The overall sound is a mix of a National Health kind of Canterbury sound with all kinds of light airy flutes and winds, the zaniness of Samla Mamma's Manna and Zappa with their comedic approach to their delivery, Happy The Man with their complex time signatures and breaks, jazz-fusion with wild and disturbing sax solos and a sprinkling of a gazillion others. It's pretty much an instrumental affair with only a few vocal utterings dispersed throughout.

I have to say that I love this wild, unpredictable, original and totally out there progressive music. It flows very nicely so it's fairly easy to follow even though it is so diverse, so eclectic, so zany, so catchy, so complex, so weird. I'm hooked. It wouldn't be unfounded to compare them with Mr Bungle either since they incorporate many styles of prog and other farreaching genres ranging from surf and big band to bluegrass and Krautrock. The main difference is that while Bungle tends to offer brief interludes into a certain sound, FRENCH TV has more of a jam approach and is not afraid to let the music develop for a while and then offer subtle variations. The music is very playful and never feels like it's taking itself too seriously. It just sounds like a bunch of guys who absolutely love music and doing what they do best.

The album begins with "The Kokonino Stomp" which has a kind of alternative big band swing intro and soon takes you somewhere else completely. This track even finds a way to incorporate the Hawaiian nose flute. Hopefully no boogers were hurt during recording.

"The Secret Life Of Walter Riddle" begins with a marching band kind of feel with whistling sound but soon turns into a rocker with a smoking guitar solo becoming a synth dominated jam before morphing into an avant-jazz number with a tripped out sax solo.

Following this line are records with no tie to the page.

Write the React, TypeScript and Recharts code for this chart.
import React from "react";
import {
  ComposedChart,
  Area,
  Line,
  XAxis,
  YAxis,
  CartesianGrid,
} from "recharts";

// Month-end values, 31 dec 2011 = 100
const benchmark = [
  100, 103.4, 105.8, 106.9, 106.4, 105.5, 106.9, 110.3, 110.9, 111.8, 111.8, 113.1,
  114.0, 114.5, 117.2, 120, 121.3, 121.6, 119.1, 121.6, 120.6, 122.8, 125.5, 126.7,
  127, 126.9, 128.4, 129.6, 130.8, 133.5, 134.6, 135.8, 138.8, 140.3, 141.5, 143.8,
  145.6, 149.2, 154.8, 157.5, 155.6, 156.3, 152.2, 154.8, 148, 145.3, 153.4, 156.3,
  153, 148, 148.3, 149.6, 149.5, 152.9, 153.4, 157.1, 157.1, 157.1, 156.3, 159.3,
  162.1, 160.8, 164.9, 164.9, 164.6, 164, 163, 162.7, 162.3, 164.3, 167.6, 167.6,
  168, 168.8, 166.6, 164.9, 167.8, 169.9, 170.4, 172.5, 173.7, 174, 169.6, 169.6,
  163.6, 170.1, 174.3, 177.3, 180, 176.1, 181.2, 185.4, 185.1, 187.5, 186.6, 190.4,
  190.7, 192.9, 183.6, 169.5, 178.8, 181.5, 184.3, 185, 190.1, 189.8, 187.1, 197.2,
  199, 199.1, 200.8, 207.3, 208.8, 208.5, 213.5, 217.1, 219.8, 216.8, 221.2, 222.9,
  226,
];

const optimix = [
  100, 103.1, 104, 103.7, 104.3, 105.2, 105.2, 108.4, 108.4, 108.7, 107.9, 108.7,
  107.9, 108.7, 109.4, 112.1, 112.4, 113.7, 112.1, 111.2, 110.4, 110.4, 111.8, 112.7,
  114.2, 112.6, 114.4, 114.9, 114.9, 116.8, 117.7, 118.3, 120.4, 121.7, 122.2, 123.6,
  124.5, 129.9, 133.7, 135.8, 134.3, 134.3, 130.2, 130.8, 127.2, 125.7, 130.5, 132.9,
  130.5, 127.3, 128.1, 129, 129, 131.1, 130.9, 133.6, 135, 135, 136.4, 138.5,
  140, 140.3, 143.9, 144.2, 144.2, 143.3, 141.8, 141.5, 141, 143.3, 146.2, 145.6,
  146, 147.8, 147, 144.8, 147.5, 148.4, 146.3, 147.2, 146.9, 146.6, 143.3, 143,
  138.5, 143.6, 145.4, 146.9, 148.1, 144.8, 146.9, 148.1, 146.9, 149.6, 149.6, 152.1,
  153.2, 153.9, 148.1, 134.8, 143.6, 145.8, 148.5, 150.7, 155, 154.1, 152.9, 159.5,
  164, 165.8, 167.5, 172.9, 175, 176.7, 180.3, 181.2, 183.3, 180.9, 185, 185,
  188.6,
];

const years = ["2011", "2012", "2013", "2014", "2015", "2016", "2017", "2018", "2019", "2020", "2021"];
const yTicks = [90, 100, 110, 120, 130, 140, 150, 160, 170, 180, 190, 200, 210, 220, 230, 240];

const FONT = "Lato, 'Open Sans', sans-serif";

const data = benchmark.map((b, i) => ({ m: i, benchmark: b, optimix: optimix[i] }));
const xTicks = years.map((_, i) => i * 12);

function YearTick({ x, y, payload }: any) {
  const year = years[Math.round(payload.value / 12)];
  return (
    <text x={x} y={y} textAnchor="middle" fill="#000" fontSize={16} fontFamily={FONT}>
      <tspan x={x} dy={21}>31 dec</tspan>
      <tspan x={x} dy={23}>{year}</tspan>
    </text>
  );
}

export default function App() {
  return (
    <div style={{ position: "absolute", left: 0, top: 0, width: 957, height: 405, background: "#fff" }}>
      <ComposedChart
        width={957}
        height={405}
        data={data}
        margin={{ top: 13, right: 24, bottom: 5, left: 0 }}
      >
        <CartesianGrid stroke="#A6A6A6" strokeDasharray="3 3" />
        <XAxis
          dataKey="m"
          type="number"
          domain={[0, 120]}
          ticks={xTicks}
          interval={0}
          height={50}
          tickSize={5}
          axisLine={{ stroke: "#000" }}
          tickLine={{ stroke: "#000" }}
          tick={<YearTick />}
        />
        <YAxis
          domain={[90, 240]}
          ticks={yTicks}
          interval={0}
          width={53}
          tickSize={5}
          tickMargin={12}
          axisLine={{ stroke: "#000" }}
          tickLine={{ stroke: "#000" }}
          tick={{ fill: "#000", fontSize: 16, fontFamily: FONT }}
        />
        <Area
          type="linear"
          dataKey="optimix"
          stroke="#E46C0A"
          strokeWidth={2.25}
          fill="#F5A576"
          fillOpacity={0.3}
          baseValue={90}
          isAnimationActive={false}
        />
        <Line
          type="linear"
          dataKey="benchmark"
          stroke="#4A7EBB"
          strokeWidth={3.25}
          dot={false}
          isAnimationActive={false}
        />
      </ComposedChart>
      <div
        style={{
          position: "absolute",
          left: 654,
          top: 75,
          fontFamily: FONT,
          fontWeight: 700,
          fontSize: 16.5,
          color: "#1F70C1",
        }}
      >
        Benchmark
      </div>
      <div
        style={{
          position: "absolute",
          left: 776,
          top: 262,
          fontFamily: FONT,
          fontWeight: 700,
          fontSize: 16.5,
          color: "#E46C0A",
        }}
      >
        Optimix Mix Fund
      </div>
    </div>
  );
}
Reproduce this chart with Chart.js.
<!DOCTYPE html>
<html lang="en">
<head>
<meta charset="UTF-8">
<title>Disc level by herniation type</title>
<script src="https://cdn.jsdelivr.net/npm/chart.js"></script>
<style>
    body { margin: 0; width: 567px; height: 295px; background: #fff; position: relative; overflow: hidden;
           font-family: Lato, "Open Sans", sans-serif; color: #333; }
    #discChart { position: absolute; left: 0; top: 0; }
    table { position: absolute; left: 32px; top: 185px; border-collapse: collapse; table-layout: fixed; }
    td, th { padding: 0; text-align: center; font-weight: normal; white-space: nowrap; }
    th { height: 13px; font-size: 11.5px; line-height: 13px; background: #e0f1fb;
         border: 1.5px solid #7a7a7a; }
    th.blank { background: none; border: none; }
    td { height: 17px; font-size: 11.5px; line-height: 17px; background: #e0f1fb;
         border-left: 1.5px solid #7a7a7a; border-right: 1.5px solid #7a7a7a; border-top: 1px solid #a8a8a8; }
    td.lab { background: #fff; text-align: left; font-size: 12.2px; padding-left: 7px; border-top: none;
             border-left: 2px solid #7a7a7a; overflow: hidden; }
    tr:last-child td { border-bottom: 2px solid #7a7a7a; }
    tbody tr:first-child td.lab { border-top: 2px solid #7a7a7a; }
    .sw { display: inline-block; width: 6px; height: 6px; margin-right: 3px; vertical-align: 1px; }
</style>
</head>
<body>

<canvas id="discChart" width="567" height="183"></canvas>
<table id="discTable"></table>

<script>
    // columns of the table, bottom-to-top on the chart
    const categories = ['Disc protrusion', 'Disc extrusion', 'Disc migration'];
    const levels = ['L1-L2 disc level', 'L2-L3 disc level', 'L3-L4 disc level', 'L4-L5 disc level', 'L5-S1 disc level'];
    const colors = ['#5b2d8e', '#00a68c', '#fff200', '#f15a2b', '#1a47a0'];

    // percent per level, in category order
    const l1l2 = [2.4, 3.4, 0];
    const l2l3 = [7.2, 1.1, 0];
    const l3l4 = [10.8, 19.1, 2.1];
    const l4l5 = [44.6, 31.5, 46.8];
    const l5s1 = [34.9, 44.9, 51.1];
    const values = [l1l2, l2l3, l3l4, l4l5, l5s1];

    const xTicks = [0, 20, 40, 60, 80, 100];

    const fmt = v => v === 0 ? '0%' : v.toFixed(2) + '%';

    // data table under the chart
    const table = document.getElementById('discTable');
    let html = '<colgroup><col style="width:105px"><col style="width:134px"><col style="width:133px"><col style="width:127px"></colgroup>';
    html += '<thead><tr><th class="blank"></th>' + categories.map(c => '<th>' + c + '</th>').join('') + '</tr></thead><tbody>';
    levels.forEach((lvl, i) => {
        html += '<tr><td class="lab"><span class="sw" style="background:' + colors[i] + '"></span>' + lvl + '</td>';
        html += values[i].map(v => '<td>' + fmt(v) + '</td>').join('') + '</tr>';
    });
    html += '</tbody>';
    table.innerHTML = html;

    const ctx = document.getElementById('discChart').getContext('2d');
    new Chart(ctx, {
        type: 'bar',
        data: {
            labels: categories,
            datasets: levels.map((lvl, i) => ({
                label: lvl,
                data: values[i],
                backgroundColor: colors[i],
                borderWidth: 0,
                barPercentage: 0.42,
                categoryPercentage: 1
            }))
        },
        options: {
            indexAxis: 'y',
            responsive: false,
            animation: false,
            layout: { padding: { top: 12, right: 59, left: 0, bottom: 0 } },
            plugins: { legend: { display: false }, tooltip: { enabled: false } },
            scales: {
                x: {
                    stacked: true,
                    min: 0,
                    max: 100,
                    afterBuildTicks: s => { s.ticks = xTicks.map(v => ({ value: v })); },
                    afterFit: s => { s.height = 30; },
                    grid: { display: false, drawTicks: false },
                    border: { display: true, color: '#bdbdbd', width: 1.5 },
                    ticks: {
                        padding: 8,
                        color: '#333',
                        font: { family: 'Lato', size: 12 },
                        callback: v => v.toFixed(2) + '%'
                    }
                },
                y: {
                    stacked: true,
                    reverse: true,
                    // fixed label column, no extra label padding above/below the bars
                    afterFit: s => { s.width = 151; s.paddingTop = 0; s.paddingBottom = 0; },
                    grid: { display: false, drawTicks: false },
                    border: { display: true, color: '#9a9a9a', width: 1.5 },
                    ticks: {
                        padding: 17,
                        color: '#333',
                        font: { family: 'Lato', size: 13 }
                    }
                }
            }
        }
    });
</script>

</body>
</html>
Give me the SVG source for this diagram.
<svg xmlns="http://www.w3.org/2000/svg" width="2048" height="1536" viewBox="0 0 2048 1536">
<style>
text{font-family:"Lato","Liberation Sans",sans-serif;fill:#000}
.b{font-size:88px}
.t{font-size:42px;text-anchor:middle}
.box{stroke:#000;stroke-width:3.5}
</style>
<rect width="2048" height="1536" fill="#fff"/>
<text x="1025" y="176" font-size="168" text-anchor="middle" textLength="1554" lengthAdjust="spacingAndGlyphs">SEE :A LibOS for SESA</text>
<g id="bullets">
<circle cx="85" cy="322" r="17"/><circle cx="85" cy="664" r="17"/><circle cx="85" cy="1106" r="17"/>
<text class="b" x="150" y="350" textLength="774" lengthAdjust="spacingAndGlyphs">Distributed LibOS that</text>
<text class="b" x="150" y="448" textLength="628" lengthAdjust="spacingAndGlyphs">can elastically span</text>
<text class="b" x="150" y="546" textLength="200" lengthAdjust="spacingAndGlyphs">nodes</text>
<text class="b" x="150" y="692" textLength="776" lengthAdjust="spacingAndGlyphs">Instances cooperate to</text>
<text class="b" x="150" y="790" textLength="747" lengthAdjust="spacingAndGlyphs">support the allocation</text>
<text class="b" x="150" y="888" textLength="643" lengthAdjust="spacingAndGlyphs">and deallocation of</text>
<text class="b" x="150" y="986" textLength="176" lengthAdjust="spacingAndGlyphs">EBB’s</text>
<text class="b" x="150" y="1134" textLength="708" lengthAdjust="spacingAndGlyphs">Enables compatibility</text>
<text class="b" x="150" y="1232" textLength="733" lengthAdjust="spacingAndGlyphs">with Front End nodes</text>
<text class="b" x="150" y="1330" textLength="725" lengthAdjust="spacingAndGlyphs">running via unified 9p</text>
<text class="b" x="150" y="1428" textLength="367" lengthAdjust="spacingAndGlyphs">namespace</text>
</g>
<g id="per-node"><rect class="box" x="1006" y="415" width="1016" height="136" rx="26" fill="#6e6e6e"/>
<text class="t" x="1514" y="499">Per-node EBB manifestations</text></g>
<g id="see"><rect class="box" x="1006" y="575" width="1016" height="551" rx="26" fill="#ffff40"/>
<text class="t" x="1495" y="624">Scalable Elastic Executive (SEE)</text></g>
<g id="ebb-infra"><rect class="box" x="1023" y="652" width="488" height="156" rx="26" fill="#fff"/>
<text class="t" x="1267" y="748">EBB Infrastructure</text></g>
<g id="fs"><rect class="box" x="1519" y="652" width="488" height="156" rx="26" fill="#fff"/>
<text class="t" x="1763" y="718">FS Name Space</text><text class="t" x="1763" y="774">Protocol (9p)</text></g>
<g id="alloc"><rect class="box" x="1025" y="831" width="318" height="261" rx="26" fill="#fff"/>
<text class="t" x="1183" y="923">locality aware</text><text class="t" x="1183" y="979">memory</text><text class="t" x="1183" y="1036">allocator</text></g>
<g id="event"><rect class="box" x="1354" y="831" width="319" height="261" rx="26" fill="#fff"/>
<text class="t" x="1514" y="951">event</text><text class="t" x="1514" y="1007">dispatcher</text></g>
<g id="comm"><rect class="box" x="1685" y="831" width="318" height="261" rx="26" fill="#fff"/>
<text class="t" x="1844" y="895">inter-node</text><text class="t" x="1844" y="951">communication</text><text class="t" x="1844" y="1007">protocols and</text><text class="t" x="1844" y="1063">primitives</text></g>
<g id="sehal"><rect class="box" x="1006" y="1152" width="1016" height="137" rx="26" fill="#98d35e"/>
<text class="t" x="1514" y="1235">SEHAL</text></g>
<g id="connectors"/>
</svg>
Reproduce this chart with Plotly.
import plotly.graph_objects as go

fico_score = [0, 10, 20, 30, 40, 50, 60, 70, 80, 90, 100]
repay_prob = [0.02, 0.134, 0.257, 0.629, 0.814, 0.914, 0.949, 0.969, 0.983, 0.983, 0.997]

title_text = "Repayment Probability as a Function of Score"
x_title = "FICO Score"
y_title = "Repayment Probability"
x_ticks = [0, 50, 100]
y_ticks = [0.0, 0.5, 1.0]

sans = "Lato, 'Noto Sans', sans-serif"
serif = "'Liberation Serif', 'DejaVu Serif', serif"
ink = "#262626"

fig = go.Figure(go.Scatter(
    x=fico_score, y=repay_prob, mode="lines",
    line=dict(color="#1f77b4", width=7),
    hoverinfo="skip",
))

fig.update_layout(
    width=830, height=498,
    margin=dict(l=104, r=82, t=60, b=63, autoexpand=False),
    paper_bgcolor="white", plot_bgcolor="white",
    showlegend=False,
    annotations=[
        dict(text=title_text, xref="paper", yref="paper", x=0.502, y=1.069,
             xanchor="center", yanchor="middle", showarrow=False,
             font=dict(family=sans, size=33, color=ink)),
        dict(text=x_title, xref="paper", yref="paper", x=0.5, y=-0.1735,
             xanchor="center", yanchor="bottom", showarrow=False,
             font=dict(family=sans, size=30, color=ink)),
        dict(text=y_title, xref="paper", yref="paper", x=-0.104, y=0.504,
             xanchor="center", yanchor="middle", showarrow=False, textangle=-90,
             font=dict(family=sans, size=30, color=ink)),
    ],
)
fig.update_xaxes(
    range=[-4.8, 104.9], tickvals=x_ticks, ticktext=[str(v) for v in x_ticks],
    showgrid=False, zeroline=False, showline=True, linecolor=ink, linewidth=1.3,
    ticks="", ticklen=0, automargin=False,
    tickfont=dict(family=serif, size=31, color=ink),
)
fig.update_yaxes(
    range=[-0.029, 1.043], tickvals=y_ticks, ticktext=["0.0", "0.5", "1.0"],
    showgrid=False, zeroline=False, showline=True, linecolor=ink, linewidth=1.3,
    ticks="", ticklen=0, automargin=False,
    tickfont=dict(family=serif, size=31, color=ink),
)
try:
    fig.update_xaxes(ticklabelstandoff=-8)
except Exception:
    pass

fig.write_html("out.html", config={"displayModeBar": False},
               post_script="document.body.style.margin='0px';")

"The Odessa Steps Sequence" is a cover from one of the few US Canterbury acts Volare, off their "Memoirs" album. This tracks starts out nice and melodic and pastoral but becomes more aggressive and avant-garde. Comparisons to The Muffins have been made.

"Mail Order Quarks" starts out like a nice melodic breezy jazz-fusion piece with beautiful flutes carrying out its run of this song throughout its entirety making this one the most normal or least bizarre tracks on the album keeping the same pace and feel with a few surprises.

"Tiger Tea" takes us on another journey. This time it sounds like a fusion of South African jazz (of the Thelani Ajb sort) mixed with a Canterbury sound replete with odd time signatures and breaks with all kinds of interludes gradually ramping up to faster and more complex runs.

The grand finale "Joosan Lost / The Fate" which is at 21:40 is the longest track is a cover of a Zamla Mammaz Manna track off of their 1978 Schlagerns Mystik album. I'm not one who usually likes covers of complex pieces of this sort because they usually come off as inferior versions trying to replicate an identical sound and performance. In this case FRENCH TV pulls it off with ease doing the original justice while making it their own and even adding a Krautrock freakout towards the end. The result is a success and is the perfect wrapping up of an excellent album that after getting my greasy little mitts on I have been playing non-stop (this album has been out-of-print for a while). This is my first full FRENCH TV album and it has definitely whetted my appetite for MORE! MORE! MORE!